Packages can now be created. Use packer --help to see how. Once your packer files are included in the package, please add packer to the packer registry at Thank you for using packer!

I then wanted to edit the packer configuration to add in the tarball location that I never specified:

$ packer What would you like to change? 1: Package name, version, revision 2: Program information 3: Doc and Config files 4: Build deps 5: Build commands 6: Clean commands 7: Install commands 8: Packages 9: Package splitting 10: Changelog 11: Patching Type q to quit 2 Enter package homepage []:

If I already entered something it is in square brackets. Since I do not want to change it, I can simply press enter and packer will leave it as is. I then complete the section as normal but with the new tarball location. Packer will then take me back to the menu, where I can press "Q" to quit.
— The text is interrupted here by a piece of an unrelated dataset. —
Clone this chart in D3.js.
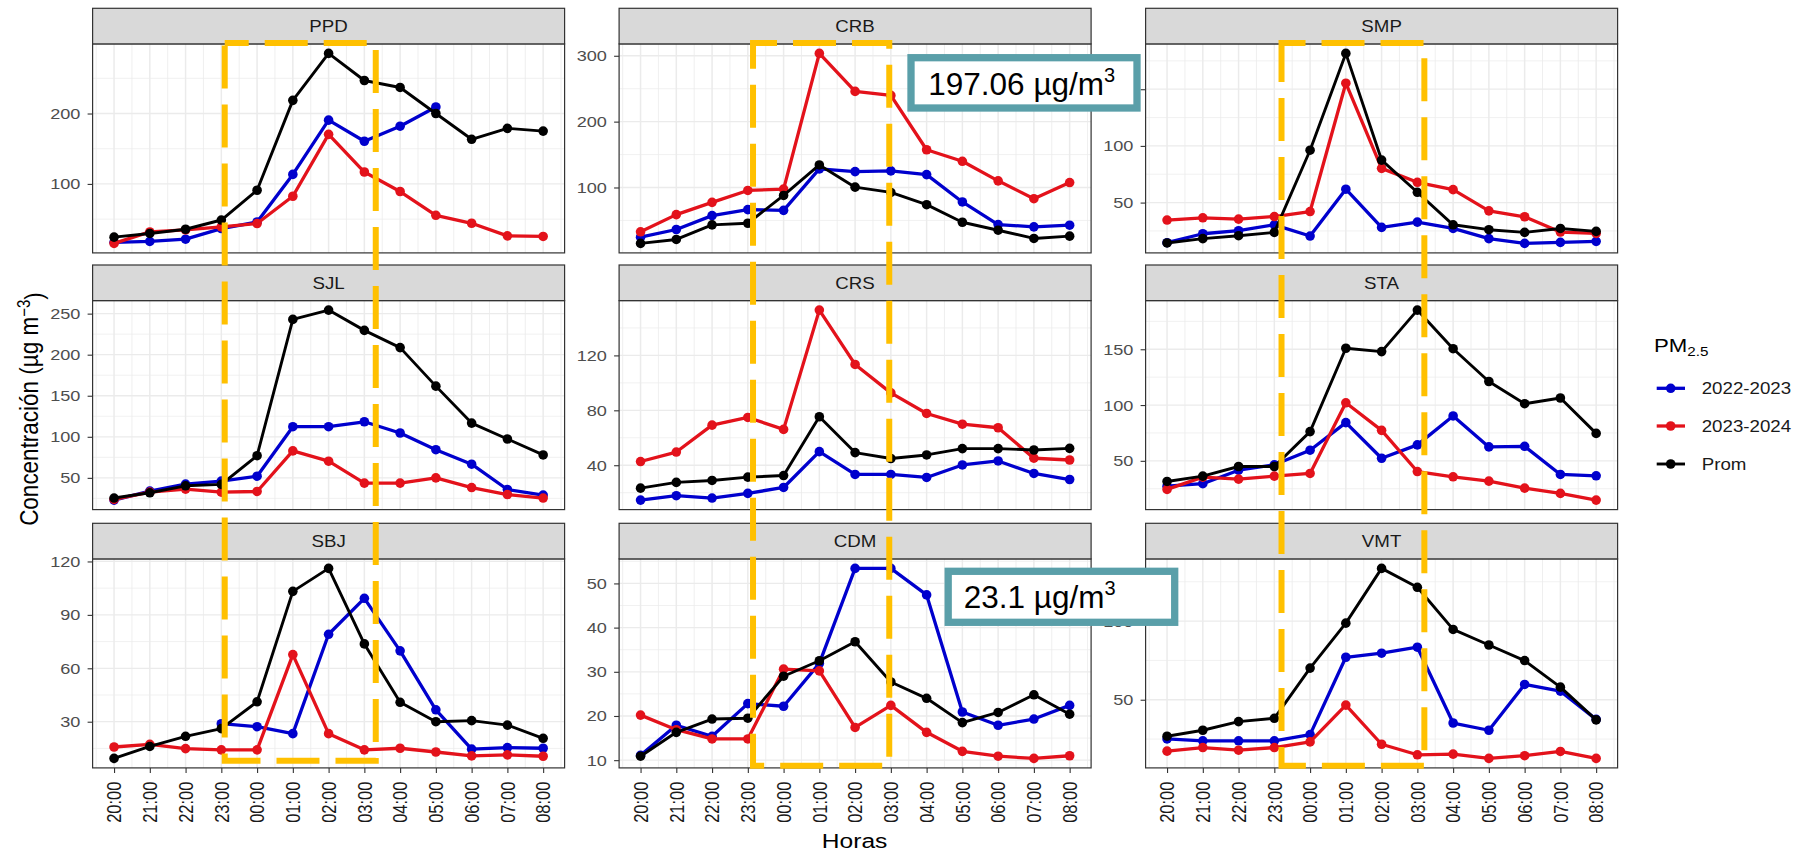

Now to actually generate the packages. This is done by running packer with options. You can find all of the options using packer -h. I used packer -efb, which generates and builds all of the type of packages that packer supports, overwriting directories such as "rpm", "autopackage", "debian", "gentoo", and "slack" in the process. When the process finished, RPM dumped its 3 packages (one for a Fedora/Redhat RPM, one for a Mandriva RPM, and 1 for SuSE RPM) into the RPMS subdirectory of the RPM root directory. Unless you overrode it in your .rpmmacros file, the root directory is probably in either /usr/src/rpm or /usr/src/redhat/rpm. Debian and slackware packages will be put in the parent directory. Autopackages will be put in the current directory. Files that are generated to build the packages and Gentoo ebuildsare in directories named after the packaging system (for example, RPM spec files are put in the "rpm" directory).

If your package uses the unmodified output of packer for packaging, listing your package in the packer registry can help Linux distributors find it.